Na sentença, o desembargador afirma que a Zara fez mais do que ignorar deliberadamente o que se passava nas oficinas contratadas por suas tercerizadas, como a AHA Indústria e Comércio: “A cadeia produtiva da Zara empregou a AHA como entreposta, no esforço de evitar seu flagrante envolvimento com mão-de-obra em condições análogas às de escravo”, afirmou. A decisão judicial também possibilita que a Zara seja incluída no Cadastro de Empregadores que mantiveram trabalhadores em condições análogas às de escravos, conhecido como “Lista Suja”. O acórdão cassou uma tutela antecipada da empresa que impedia a entrada da grife na lista.“A decisão está em conformidade com as deliberações da Organização Internacional do Trabalho (OIT) em matéria de responsabilidade em cadeias produtivas”, afirmou o procurador do Trabalho Luiz Carlos Fabre, que acompanha o caso desde o início. “O subproduto do trabalho escravo é a proliferação de bolsões de miséria e mazelas sociais. Nada mais justo que tal degradação sócio-ambiental urbana seja internalizada pela detentora do poder econômico relevante em uma cadeia produtiva, ainda que o trabalho escravo haja sido flagrado em oficinas contratadas por fornecedoras da Zara”.
Um dos indícios mais fortes da fraude era que a AHA não tinha em suas instalações nenhuma máquina de costura. Era impossível que a Zara não soubesse disso, já que a produção dependeria de máquinas e trabalhadores. Para Ricardo, a Zara pretendia, com a cegueira deliberada, “obter um produto de qualidade barata, através de quarteirização, que obviamente implicava em baixíssimos custos, que somente poderiam ser obtidos de forma ilegal”.
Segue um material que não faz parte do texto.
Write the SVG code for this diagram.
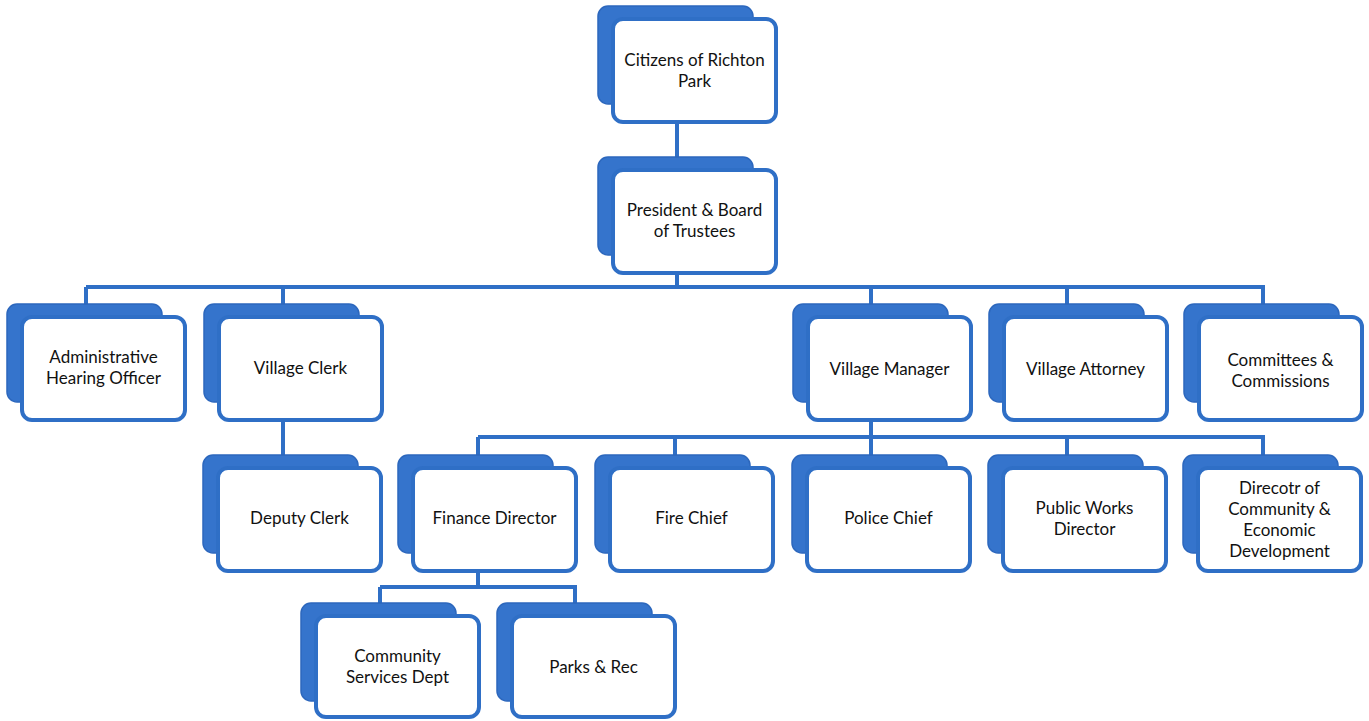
<svg xmlns="http://www.w3.org/2000/svg" width="1369" height="721" viewBox="0 0 1369 721">
<defs>
<style>
.back{fill:#3574cc;stroke:#2c67bd;stroke-width:1.5}
.front{fill:#ffffff;stroke:#2f6fc6;stroke-width:4}
.t{font-family:Lato,"Open Sans","Liberation Sans",sans-serif;font-size:17px;fill:#111111;text-anchor:middle}
.c{fill:none;stroke:#2f6fc6;stroke-width:4}
</style>
</defs>
<rect width="1369" height="721" fill="#ffffff"/>
<g id="connectors">
<path class="c" d="M677 122V158"/>
<path class="c" d="M677 273V287M86 287H1265M86 287V305M283 287V305M871 287V305M1067 287V305M1263 287V305"/>
<path class="c" d="M283 420V456"/>
<path class="c" d="M871 420V437M478 437H1265M478 437V456M675 437V456M871 437V456M1067 437V456M1263 437V456"/>
<path class="c" d="M478 572V587M380 587H577M380 587V604M575 587V604"/>
</g>
<g id="citizens"><rect class="back" x="598" y="6" width="155" height="98" rx="10"/><rect class="front" x="613" y="19" width="163" height="103" rx="10"/><text class="t" x="694.5" y="66">Citizens of Richton</text><text class="t" x="694.5" y="87">Park</text></g>
<g id="president"><rect class="back" x="598" y="157" width="155" height="98" rx="10"/><rect class="front" x="613" y="170" width="163" height="103" rx="10"/><text class="t" x="694.5" y="216">President &amp; Board</text><text class="t" x="694.5" y="237">of Trustees</text></g>
<g id="admin"><rect class="back" x="7" y="304" width="155" height="98" rx="10"/><rect class="front" x="22" y="317" width="163" height="103" rx="10"/><text class="t" x="103.5" y="363">Administrative</text><text class="t" x="103.5" y="384">Hearing Officer</text></g>
<g id="clerk"><rect class="back" x="204" y="304" width="155" height="98" rx="10"/><rect class="front" x="219" y="317" width="163" height="103" rx="10"/><text class="t" x="300.5" y="374">Village Clerk</text></g>
<g id="manager"><rect class="back" x="793" y="304" width="155" height="98" rx="10"/><rect class="front" x="808" y="317" width="163" height="103" rx="10"/><text class="t" x="889.5" y="375">Village Manager</text></g>
<g id="attorney"><rect class="back" x="989" y="304" width="155" height="98" rx="10"/><rect class="front" x="1004" y="317" width="163" height="103" rx="10"/><text class="t" x="1085.5" y="375">Village Attorney</text></g>
<g id="committees"><rect class="back" x="1184" y="304" width="155" height="98" rx="10"/><rect class="front" x="1199" y="317" width="163" height="103" rx="10"/><text class="t" x="1280.5" y="366">Committees &amp;</text><text class="t" x="1280.5" y="387">Commissions</text></g>
<g id="deputy"><rect class="back" x="203" y="455" width="155" height="98" rx="10"/><rect class="front" x="218" y="468" width="163" height="103" rx="10"/><text class="t" x="299.5" y="524">Deputy Clerk</text></g>
<g id="finance"><rect class="back" x="398" y="455" width="155" height="98" rx="10"/><rect class="front" x="413" y="468" width="163" height="103" rx="10"/><text class="t" x="494.5" y="524">Finance Director</text></g>
<g id="fire"><rect class="back" x="595" y="455" width="155" height="98" rx="10"/><rect class="front" x="610" y="468" width="163" height="103" rx="10"/><text class="t" x="691.5" y="524">Fire Chief</text></g>
<g id="police"><rect class="back" x="792" y="455" width="155" height="98" rx="10"/><rect class="front" x="807" y="468" width="163" height="103" rx="10"/><text class="t" x="888.5" y="524">Police Chief</text></g>
<g id="publicworks"><rect class="back" x="988" y="455" width="155" height="98" rx="10"/><rect class="front" x="1003" y="468" width="163" height="103" rx="10"/><text class="t" x="1084.5" y="514">Public Works</text><text class="t" x="1084.5" y="535">Director</text></g>
<g id="direcotr"><rect class="back" x="1183" y="455" width="155" height="98" rx="10"/><rect class="front" x="1198" y="468" width="163" height="103" rx="10"/><text class="t" x="1279.5" y="494">Direcotr of</text><text class="t" x="1279.5" y="515">Community &amp;</text><text class="t" x="1279.5" y="536">Economic</text><text class="t" x="1279.5" y="557">Development</text></g>
<g id="community"><rect class="back" x="301" y="603" width="155" height="98" rx="10"/><rect class="front" x="316" y="616" width="163" height="101" rx="10"/><text class="t" x="397.5" y="662">Community</text><text class="t" x="397.5" y="683">Services Dept</text></g>
<g id="parks"><rect class="back" x="497" y="603" width="155" height="98" rx="10"/><rect class="front" x="512" y="616" width="163" height="101" rx="10"/><text class="t" x="593.5" y="673">Parks &amp; Rec</text></g>
</svg>
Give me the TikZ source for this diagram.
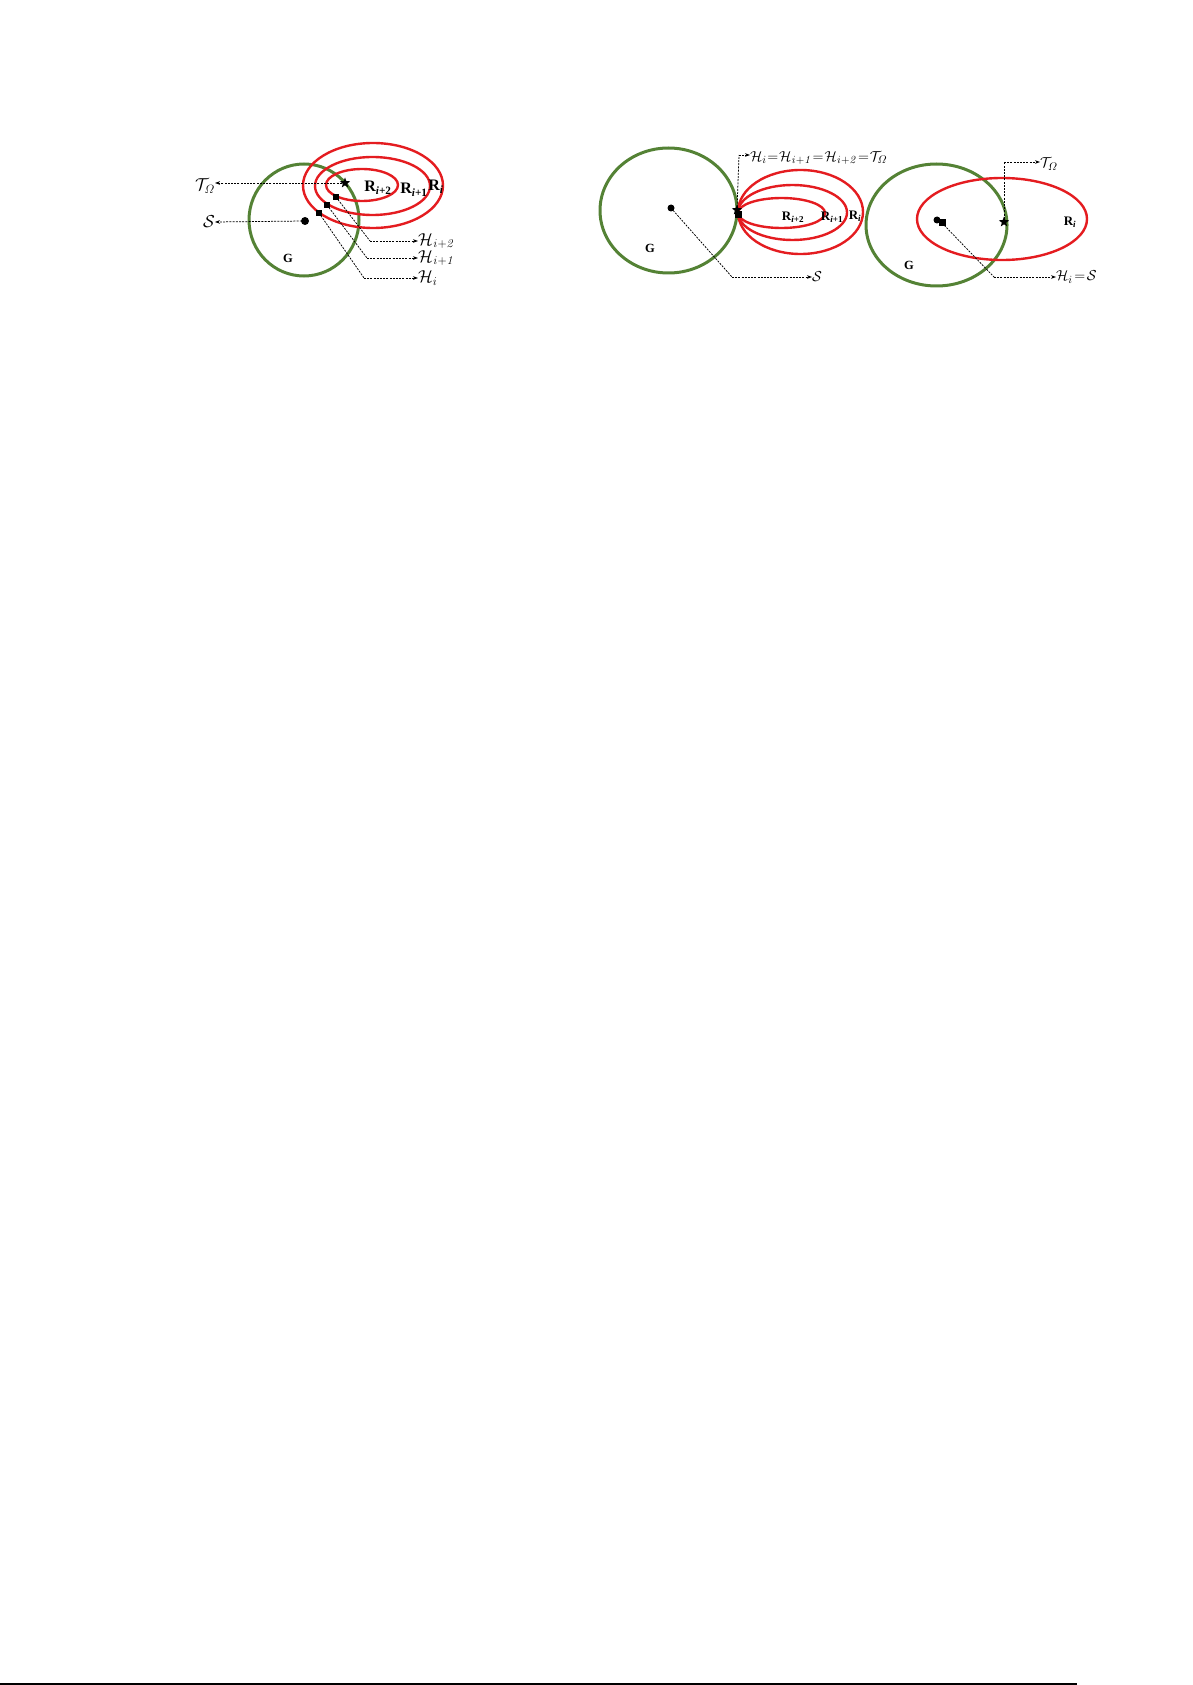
\documentclass[tikz,border=0pt]{standalone}
\usepackage{amsmath}
\usepackage[no-math]{fontspec}
\setmainfont{Liberation Serif}
\usetikzlibrary{shapes.geometric,arrows.meta}
\definecolor{ggreen}{RGB}{84,130,53}
\definecolor{rred}{RGB}{228,28,32}
\begin{document}
\begin{tikzpicture}[x=1pt,y=-1pt,
  gcirc/.style={draw=ggreen,line width=3pt},
  rell/.style={draw=rred,line width=2.4pt},
  conn/.style={dash pattern=on 2pt off 1.2pt, line width=0.75pt, -{Stealth[length=5pt,width=3.6pt]}},
  connp/.style={dash pattern=on 2pt off 1.2pt, line width=0.75pt},
  sq/.style={rectangle,fill=black,minimum size=6pt,inner sep=0pt},
  dot/.style={circle,fill=black,minimum size=8pt,inner sep=0pt},
  st/.style={star,star points=5,star point ratio=2.4,fill=black,minimum size=11pt,inner sep=0pt},
  labA/.style={font=\fontsize{18}{18}\selectfont,inner sep=0pt},
  labB/.style={font=\fontsize{15.5}{15.5}\selectfont,inner sep=0pt},
  rlabA/.style={font=\fontsize{16}{16}\selectfont\bfseries,inner sep=0pt},
  rlabB/.style={font=\fontsize{13}{13}\selectfont\bfseries,inner sep=0pt},
  glab/.style={font=\fontsize{12.5}{12.5}\selectfont\bfseries,inner sep=0pt},
]
\useasboundingbox (0,0) rectangle (1192,1685);

% ---------------- Panel 1 ----------------
\draw[gcirc] (304,220) ellipse [x radius=55, y radius=56];
\draw[rell] (373,185.5) ellipse [x radius=70, y radius=42.5];
\draw[rell] (372.5,186) ellipse [x radius=57.5, y radius=29];
\draw[rell] (362,185) ellipse [x radius=36, y radius=16];

\node[st] (star1) at (345,183) {};
\node[sq] (h2) at (336,197) {};
\node[sq] (h1) at (327,205) {};
\node[sq] (h0) at (319,213) {};
\node[dot] (s1) at (305,221) {};

\node[labA,anchor=east] (T1) at (215,186) {$\mathcal{T}_{\varOmega}$};
\node[labA,anchor=east] (S1) at (215,222) {$\mathcal{S}$};
\node[glab] (G1) at (288,258) {G};
\node[rlabA] (R12) at (378,188) {R\textsubscript{\textit{i}+2}};
\node[rlabA] (R11) at (414,190) {R\textsubscript{\textit{i}+1}};
\node[rlabA] (R10) at (436,187) {R\textsubscript{\textit{i}}};

\node[labA,anchor=west] (H2) at (418,241) {$\mathcal{H}_{\mathit{i+2}}$};
\node[labA,anchor=west] (H1) at (418,258) {$\mathcal{H}_{\mathit{i+1}}$};
\node[labA,anchor=west] (H0) at (418,278) {$\mathcal{H}_{i}$};
\coordinate (c2) at (370,241);
\coordinate (c1) at (367,258);
\coordinate (c0) at (364,278);

\draw[conn] (star1.center) -- (T1.east |- star1.center);
\draw[conn] (s1.center) -- (S1.east);
\draw[connp] (h2.center) -- (c2);
\draw[conn] (c2) -- (H2.west);
\draw[connp] (h1.center) -- (c1);
\draw[conn] (c1) -- (H1.west);
\draw[connp] (h0.center) -- (c0);
\draw[conn] (c0) -- (H0.west);

% ---------------- Panel 2 ----------------
\draw[gcirc] (668.5,210.5) ellipse [x radius=68.5, y radius=62.5];
\draw[rell] (800.5,212) ellipse [x radius=62.5, y radius=42];
\draw[rell] (792.5,212.5) ellipse [x radius=54.5, y radius=27.5];
\draw[rell] (781.5,213) ellipse [x radius=43.5, y radius=15];

\node[dot,minimum size=7pt] (s2) at (671,208) {};
\node[sq,minimum size=7pt] (h2b) at (738,215) {};
\node[st] (star2) at (737,210) {};

\node[glab] (G2) at (650,248) {G};
\node[rlabB] (R22) at (793,217) {R\textsubscript{\textit{i}+2}};
\node[rlabB] (R21) at (832,217) {R\textsubscript{\textit{i}+1}};
\node[rlabB] (R20) at (855,216) {R\textsubscript{\textit{i}}};

\node[labB,anchor=west] (E2) at (750,158) {\thickmuskip=1mu $\mathcal{H}_{i}=\mathcal{H}_{\mathit{i+1}}=\mathcal{H}_{\mathit{i+2}}=\mathcal{T}_{\varOmega}$};
\coordinate (u2) at (739,155);
\draw[connp] (star2.center) -- (u2);
\draw[conn] (u2) -- (E2.west |- u2);

\node[labB,anchor=west] (S2) at (812,277) {$\mathcal{S}$};
\coordinate (d2) at (732,277);
\draw[connp] (s2.center) -- (d2);
\draw[conn] (d2) -- (S2.west);

% ---------------- Panel 3 ----------------
\draw[gcirc] (936.5,225) ellipse [x radius=70.5, y radius=61];
\draw[rell] (1002,219) ellipse [x radius=85, y radius=41];

\node[dot,minimum size=7pt] (s3) at (937,220) {};
\node[sq,minimum size=7pt] (h3) at (942,223) {};
\node[st] (star3) at (1004,222) {};

\node[glab] (G3) at (909,265) {G};
\node[rlabB] (R30) at (1070,222) {R\textsubscript{\textit{i}}};

\node[labB,anchor=west] (T3) at (1040,164) {$\mathcal{T}_{\varOmega}$};
\coordinate (u3) at (1004,162);
\draw[connp] (star3.center) -- (u3);
\draw[conn] (u3) -- (T3.west |- u3);

\node[labB,anchor=west] (E3) at (1056,277) {\thickmuskip=2mu $\mathcal{H}_{i}=\mathcal{S}$};
\coordinate (d3) at (994,277);
\draw[connp] (h3.center) -- (d3);
\draw[conn] (d3) -- (E3.west);

% ---------------- bottom rule ----------------
\coordinate (b0) at (0,1684);
\coordinate (b1) at (1077,1684);
\draw[line width=1.5pt] (b0) -- (b1);
\end{tikzpicture}
\end{document}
O grupo têxtil Inditex, que detém a marca Zara, é uma multinacional com patrimônio de cerca de U$ 25 milhões. Em 2016, o grupo registrou lucro líquido de US$ 3,277 bilhões, alta de 10% com relação a 2015. Em agosto de 2011, uma operação do Ministério do Trabalho flagrou 15 pessoas, incluindo uma adolescente de 14 anos, trabalhando em regime análogo ao de escravidão nas oficinas fornecedoras da Zara situadas em São Paulo. Meses antes, dezenas de trabalhadores, bolivianos em sua maioria, também haviam sido flagrados nas mesmas condições em oficinas na cidade de Americana (SP).
(Com informações da Procuradoria-Geral do Trabalho/Ministério do Trabalho)
Outro lado
Em nota enviada nesta tarde ao Metrópoles, a assessoria de comunicação da Zara Brasil afirmou que a empresa vai recorrer da decisão do Tribunal Regional do Trabalho. A marca alega que “um de seus fornecedores, a AHA, desviou sem o conhecimento da Zara Brasil, sua produção de forma irregular para duas oficinas que descumpriam as leis trabalhistas.”
“A Zara Brasil continua acreditando que a Justiça do Trabalho vai considerar aspectos importantes do caso em sua decisão final, como o reconhecimento do vínculo empregatício da AHA com os trabalhadores das oficinas de costura, já que a própria AHA se responsabilizou imediatamente na época pela regularização dos mesmos quando encontrados em condições ilegais”, destaca a Zara no texto.
Segundo a empresa, o caso, isolado, “não reflete o sistema de monitoramento da cadeia de produção da Zara no Brasil, que é supervisionado pelo Ministério Público do Trabalho por meio do TAC (Termo de Ajustamento de Conduta) recentemente renovado para garantir as perfeitas condições de seu funcionamento e a transparência na cadeia de fornecimento da companhia.” A marca diz ter investido mais de R$ 20 milhões em ações para melhorar as condições trabalhistas do setor da confecção no país.